Some positive news for trade in October as the deficit narrowed from September by £0.8 billion to £2.0 billion. Most of the fall was down to a decline in imports of £0.7 billion and specifically fuel imports from countries outside the EU. This reflects a pushback to more typical levels following the September high.
Encouragingly, goods exports did contribute to the fall in the deficit with an increase of £0.2 billion. However, half of the increase was accounted by exports in erratic items – mostly silver – which cast doubts over whether this boost in exports will be sustained. In fact, exports in machinery, transport equipment and chemicals all fell.
Three-month data less jolly
In the less volatile three month data, the trade in goods deficit narrowed by £1.3 billion but exclusively down to a decrease of £1.9 billion in imports. This was mostly down to a £900 million fall in the imports of aircraft from non-EU countries. Over the same period, goods exports fell by £0.6 billion.
The narrowing was partially offset by the balance of trade in fuels, which widened by £0.9 billion over the quarter. The massive fall in oil prices since the summer has meant that firms look to import cheap fuel from abroad rather than pay a premium on domestically produced fuel.
There is a declining trend in both the volume and value of trade compared to the same three months a year ago. This tallies well with the global economic outlook of slowing growth and disinflation across the board.
For the UK, weakening global conditions have put the lid on the fast pace of growth achieved in the first half of the year. This has translated to a 1.9% decline in goods imports from the previous three months as the general slowdown in domestic economic activity since Q3 is rubbing off on trade.
Where’s the deficit?
The UK continues to hold its largest deficit with the EU. Over the year, the appreciation in the Pound and deflation in the Eurozone means that UK exports are less price-competitive in the continent while imports are more attractive.

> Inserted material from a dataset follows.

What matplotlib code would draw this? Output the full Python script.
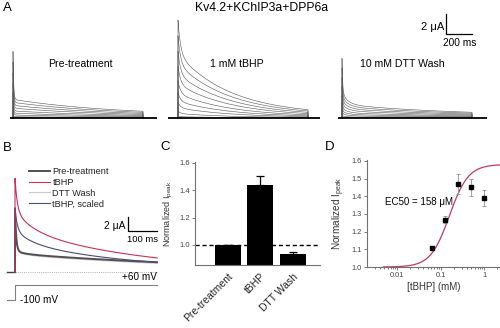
import numpy as np
import matplotlib
matplotlib.use("Agg")
import matplotlib.pyplot as plt

plt.rcParams["font.family"] = ["Liberation Sans", "DejaVu Sans"]
plt.rcParams["mathtext.fontset"] = "custom"
plt.rcParams["mathtext.rm"] = "Liberation Sans"

W, H = 500, 328
fig = plt.figure(figsize=(W / 100, H / 100), dpi=100)

# ---------------- data ----------------
# Panel A: inactivation kinetics per condition (amplitudes in uA, time constants in ms)
a_conditions = ["Pre-treatment", "1 mM tBHP", "10 mM DTT Wash"]
a_fast_amp = [4.8, 3.4, 3.4]
a_fast_tau = [4.9, 19.6, 5.0]
a_mid_amp = [0.0, 0.0, 1.2]
a_mid_tau = [30.0, 30.0, 44.0]
a_slow_amp = [1.66, 6.1, 1.17]
a_slow_tau = [795.0, 410.0, 870.0]
a_steady = [0.2, 0.3, 0.2]
a_sweep_scale = [1.0, 0.84, 0.68, 0.53, 0.38, 0.26, 0.16, 0.07, 0.02]
a_pulse_ms = 1000.0
a_record_ms = [(-25, 1110), (-80, 1090), (-30, 1115)]

# Panel B: +60 mV currents (uA, ms)
b_labels = ["Pre-treatment", "tBHP", "DTT Wash"]
b_fast_amp = [6.06, 4.6, 5.8]
b_fast_tau = [4.0, 7.7, 4.0]
b_mid_amp = [0.4, 2.5, 0.45]
b_mid_tau = [30.0, 60.0, 30.0]
b_slow_amp = [2.64, 6.28, 2.5]
b_slow_tau = [770.0, 430.0, 700.0]
b_pulse_ms = 490.0
b_hold_mv, b_step_mv = -100, 60
b_prepulse_ms = -28.0

# Panel C: normalized peak current
c_labels = ["Pre-treatment", "tBHP", "DTT Wash"]
c_means = [1.0, 1.44, 0.935]
c_sem = [0.0, 0.065, 0.012]

# Panel D: concentration dependence
d_conc = [0.0625, 0.125, 0.25, 0.5, 1.0]
d_mean = [1.107, 1.266, 1.47, 1.45, 1.39]
d_sem = [0.008, 0.02, 0.055, 0.05, 0.045]
ec50_mM = 0.158
hill_n = 2.0
fit_bottom, fit_top = 1.0, 1.58


# ---------------- helpers ----------------
def px_axes(left, top, right, bottom, x0, y0, sx, sy):
    """Axes covering a pixel box; data origin at pixel (x0, y0), sx/sy pixels per unit."""
    ax = fig.add_axes([left / W, 1 - bottom / H, (right - left) / W, (bottom - top) / H])
    ax.set_xlim((left - x0) / sx, (right - x0) / sx)
    ax.set_ylim((y0 - bottom) / sy, (y0 - top) / sy)
    ax.set_axis_off()
    ax.patch.set_visible(False)
    return ax


def txt(x, y, s, **kw):
    kw.setdefault("ha", "center")
    kw.setdefault("va", "center")
    fig.text(x / W, 1 - y / H, s, **kw)


def current(t, af, tf, am, tm, a_s, ts, ss=0.0):
    return af * np.exp(-t / tf) + am * np.exp(-t / tm) + a_s * np.exp(-t / ts) + ss


# ---------------- panel A ----------------
t_a = np.concatenate([np.linspace(0, 60, 400), np.linspace(60, a_pulse_ms, 600)[1:]])
a_origins = [(13, 118), (178, 118), (342, 118)]
a_boxes = [(5, 165), (165, 330), (330, 495)]
a_axes = []
for i, (ox, oy) in enumerate(a_origins):
    ax = px_axes(a_boxes[i][0], 4, a_boxes[i][1], 126, ox, oy, 0.13, 10.0)
    a_axes.append(ax)
    for s in a_sweep_scale:
        y = s * current(t_a, a_fast_amp[i], a_fast_tau[i], a_mid_amp[i], a_mid_tau[i],
                        a_slow_amp[i], a_slow_tau[i], a_steady[i])
        tt = np.concatenate([[0], t_a, [a_pulse_ms]])
        yy = np.concatenate([[0], y, [0]])
        ax.plot(tt, yy, color="#5a5a5a", lw=0.42)
    ax.plot(a_record_ms[i], [0, 0], color="black", lw=1.3, solid_capstyle="butt")

# scale bar: 2 uA / 200 ms
a_axes[2].plot([800, 800, 1000], [10.4, 8.4, 8.4], color="black", lw=0.9)
txt(444, 27, "2 \u03bcA", ha="right", fontsize=8)
txt(443, 43, "200 ms", ha="left", fontsize=7.3)

txt(80, 64, a_conditions[0], fontsize=7.6)
txt(237, 64, a_conditions[1], fontsize=7.6)
txt(402, 64, a_conditions[2], fontsize=7.6)
txt(262, 8, "Kv4.2+KChIP3a+DPP6a", fontsize=8.8)

# ---------------- panel B ----------------
axB = px_axes(2, 160, 162, 276, 15, 272, 0.29, 7.0)
t_b = np.concatenate([np.linspace(0, 60, 400), np.linspace(60, b_pulse_ms, 500)[1:]])
b_colors = ["#505050", "#c8305a", "#d2c4cc"]
b_lw = [1.4, 0.8, 0.8]
traces = []
for i in range(3):
    y = current(t_b, b_fast_amp[i], b_fast_tau[i], b_mid_amp[i], b_mid_tau[i],
                b_slow_amp[i], b_slow_tau[i])
    traces.append(np.concatenate([[0], y]))
tb = np.concatenate([[0], t_b])
scaled = traces[1] * (traces[0].max() / traces[1].max())

axB.plot([b_prepulse_ms, 0], [0, 0], color="#404040", lw=1.0)
axB.plot([0, b_pulse_ms], [0, 0], color="#b0b0b0", lw=0.7, ls=(0, (1, 1.2)))
h_dtt, = axB.plot(tb, traces[2], color=b_colors[2], lw=b_lw[2], label=b_labels[2])
h_pre, = axB.plot(tb, traces[0], color=b_colors[0], lw=b_lw[0], label=b_labels[0])
h_sc, = axB.plot(tb, scaled, color="#4b4b78", lw=0.8, label="tBHP, scaled")
h_tb, = axB.plot(tb, traces[1], color=b_colors[1], lw=b_lw[1], label=b_labels[1])

# scale bar: 2 uA / 100 ms
axB.plot([390, 390, 490], [7.86, 5.86, 5.86], color="black", lw=0.9)
txt(125, 226, "2 \u03bcA", ha="right", fontsize=7.4)
txt(127, 240, "100 ms", ha="left", fontsize=6.8)

leg = fig.legend(handles=[h_pre, h_tb, h_dtt, h_sc], loc="upper left",
                 bbox_to_anchor=(29 / W, 1 - 167 / H), frameon=False, fontsize=6.6,
                 handlelength=2.3, handletextpad=0.25, labelspacing=0.2,
                 borderpad=0, borderaxespad=0)
for t in leg.get_texts():
    t.set_color("#222222")

# voltage protocol
axV = px_axes(2, 276, 162, 306, 15, 285 + 60 * 15 / 160, 0.29, 15 / 160)
axV.plot([b_prepulse_ms, 0, 0, b_pulse_ms], [b_hold_mv, b_hold_mv, b_step_mv, b_step_mv],
         color="#808080", lw=0.8)
txt(157, 277, "+60 mV", ha="right", fontsize=7.2)
txt(20, 300, "-100 mV", ha="left", fontsize=7.2)

# ---------------- panel C ----------------
axC = fig.add_axes([195 / W, 1 - 264.8 / H, 125 / W, (264.8 - 162.3) / H])
xc = np.arange(len(c_labels))
axC.bar(xc, c_means, width=0.8, color="black")
axC.errorbar(xc, c_means, yerr=[np.zeros(3), c_sem], fmt="none", ecolor="black",
             elinewidth=0.9, capsize=3, capthick=0.9)
axC.axhline(1.0, color="black", lw=1.0, ls=(0, (3, 2)))
axC.set_xlim(-1.0, 2.846)
axC.set_ylim(0.855, 1.605)
axC.set_yticks([1.0, 1.2, 1.4, 1.6])
axC.set_yticklabels(["1.0", "1.2", "1.4", "1.6"], fontsize=5.5, color="#444444")
axC.set_xticks(xc)
axC.set_xticklabels(c_labels, rotation=45, ha="right", va="top", rotation_mode="anchor",
                    fontsize=7.5, color="#222222")
axC.tick_params(axis="y", direction="out", length=2, width=0.6, color="#666666", pad=1.5)
axC.tick_params(axis="x", length=0, pad=5)
for s in ["top", "right"]:
    axC.spines[s].set_visible(False)
for s in ["left", "bottom"]:
    axC.spines[s].set_color("#707070")
    axC.spines[s].set_linewidth(0.8)
axC.set_ylabel("Normalized I$_\\mathregular{peak}$", fontsize=6.5, color="#333333", labelpad=3)
axC.patch.set_visible(False)

# ---------------- panel D ----------------
axD = fig.add_axes([367 / W, 1 - 267 / H, 133 / W, (267 - 160) / H])
axD.set_xscale("log")
xfit = np.logspace(np.log10(0.0048), np.log10(2.3), 300)
yfit = fit_bottom + (fit_top - fit_bottom) / (1 + (ec50_mM / xfit) ** hill_n)
axD.plot(xfit, yfit, color="#c43862", lw=0.9)
axD.errorbar(d_conc, d_mean, yerr=d_sem, fmt="s", color="black", ms=3.2,
             ecolor="#909090", elinewidth=0.6, capsize=1.5, capthick=0.6)
axD.set_xlim(0.00201, 2.30)
axD.set_ylim(1.0, 1.605)
axD.set_yticks([1.0, 1.1, 1.2, 1.3, 1.4, 1.5, 1.6])
axD.set_yticklabels(["1.0", "1.1", "1.2", "1.3", "1.4", "1.5", "1.6"], fontsize=5.3,
                    color="#444444")
axD.set_xticks([0.01, 0.1, 1])
axD.set_xticklabels(["0.01", "0.1", "1"], fontsize=5.3, color="#444444")
axD.tick_params(which="both", direction="out", color="#666666", width=0.6)
axD.tick_params(which="major", length=2.2, pad=1.5)
axD.tick_params(which="minor", length=1.2)
for s in ["top", "right"]:
    axD.spines[s].set_visible(False)
for s in ["left", "bottom"]:
    axD.spines[s].set_color("#707070")
    axD.spines[s].set_linewidth(0.8)
axD.set_ylabel("Normalized I$_\\mathregular{peak}$", fontsize=7.2, color="#333333", labelpad=3)
axD.set_xlabel("[tBHP] (mM)", fontsize=7, color="#333333", labelpad=2)
axD.text(0.0052, 1.365, "EC50 = 158 \u03bcM", fontsize=7, va="center", ha="left")
axD.patch.set_visible(False)

# panel letters
txt(7, 8, "A", fontsize=9.5)
txt(7, 148, "B", fontsize=9.5)
txt(165, 147, "C", fontsize=9.5)
txt(330, 147, "D", fontsize=9.5)

fig.savefig("out.png", dpi=100)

Monthly data did show an improvement in the trade deficit with the EU; exports increased by £0.1 billion and imports fell by £0.3 billion.
However, the three month data for trade with the EU is similar to the overall figures where the trade deficit narrowed as imports decreased at a faster rate than exports. Most notably, the cooling in the German economy over the last quarter has led to a slowdown in trade between the two countries; UK exports to Germany fell by £0.6 billion and imports declined by £0.3 billion.
Overall, the UK’s trade balance with its two largest trading partners – the US and Germany – worsened in the three months to October. The UK’s surplus with the US fell to £1.3 billion from £2.7 billion in the previous three months, while its trade deficit with Germany widened by another £0.3 billion to £7.6 billion.
The export challenge
Strong economic growth in the UK has led to a significant boost in domestic production. However, this has not translated to an improvement in its trade balance with the rest of the world. Partly, the UK is a victim of its own success; solid growth in the UK and poor growth elsewhere – particularly the Eurozone –has meant dried up demand for UK exports and upward pressures on the Pound.
However, this is only a small part of the story. Historically, the UK economy has been heavily reliant on consumption to drive economic growth. This means that improvements to the UK’s long-term trade performance need to come from a more balanced growth model based on investment, innovation and exports. Today’s data is another reminder that there is still a long way to go.